Filtered watermarked audio signal

Fig. 12

Extracted distorted audio signal and its spectrogram

4.2.3 Inaudible sample change

In this experiment, the audio signal originality is tempered by changing only two sample values at different positions throughout the audio waveform in which the tampered marked audio is intended to appear audibly and not affected as shown in Fig. 13. By verifying the tampered audio signal using the proposed integrity verification algorithm, the tampering is audibly detected and the extracted output audio signal shows larger changes than the tampered audio signal as shown in Fig. 14.

Fig. 13

Tampered audio signal and its spectrogram

Fig. 14

Extracted audio signal and its spectrogram

The results related to the difference between the extracted and tampered marked audio signal in case of mentioned audio manipulation attacks are shown in Figs. 15, 16 and 17.

Fig. 15

Signal difference in case of shearing

Fig. 16

Signal difference in case of filtering

Fig. 17

Signal difference in case of inaudible sample change

Also correlation coefficients are measured in the same circumstances of modification and tabulated in Table 3.

Table 3 Correlation coefficient measurement in case of different attacks

The results in Table 3 assures the ability of the proposed algorithm to detect changes in audio signals.

Tables 4 and 5 show more results on other data. They are in favor of the above-mentioned findings. 
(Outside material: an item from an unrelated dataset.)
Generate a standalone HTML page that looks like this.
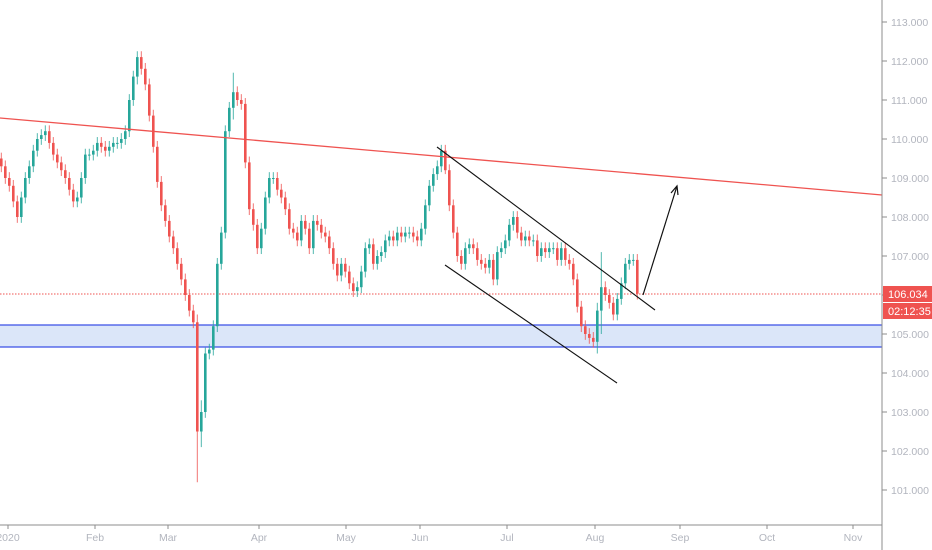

Table 4 Performance analysis in case of different audio samples without modification

Table 5 Performance analysis in case of different audio samples with shearing attack

5 Conclusion

The paper presented a self embedding algorithm for integrity verification of digital audio signals. The concepts of image processing have been used here for signature or mark embedding. The suggested method is very simple and enables reconstruction of the original signal again. Simulation results have show that the suggested scheme is robust evene in the presence of attacks. The proposed schems is very appropriate in military as well as nuclear applications.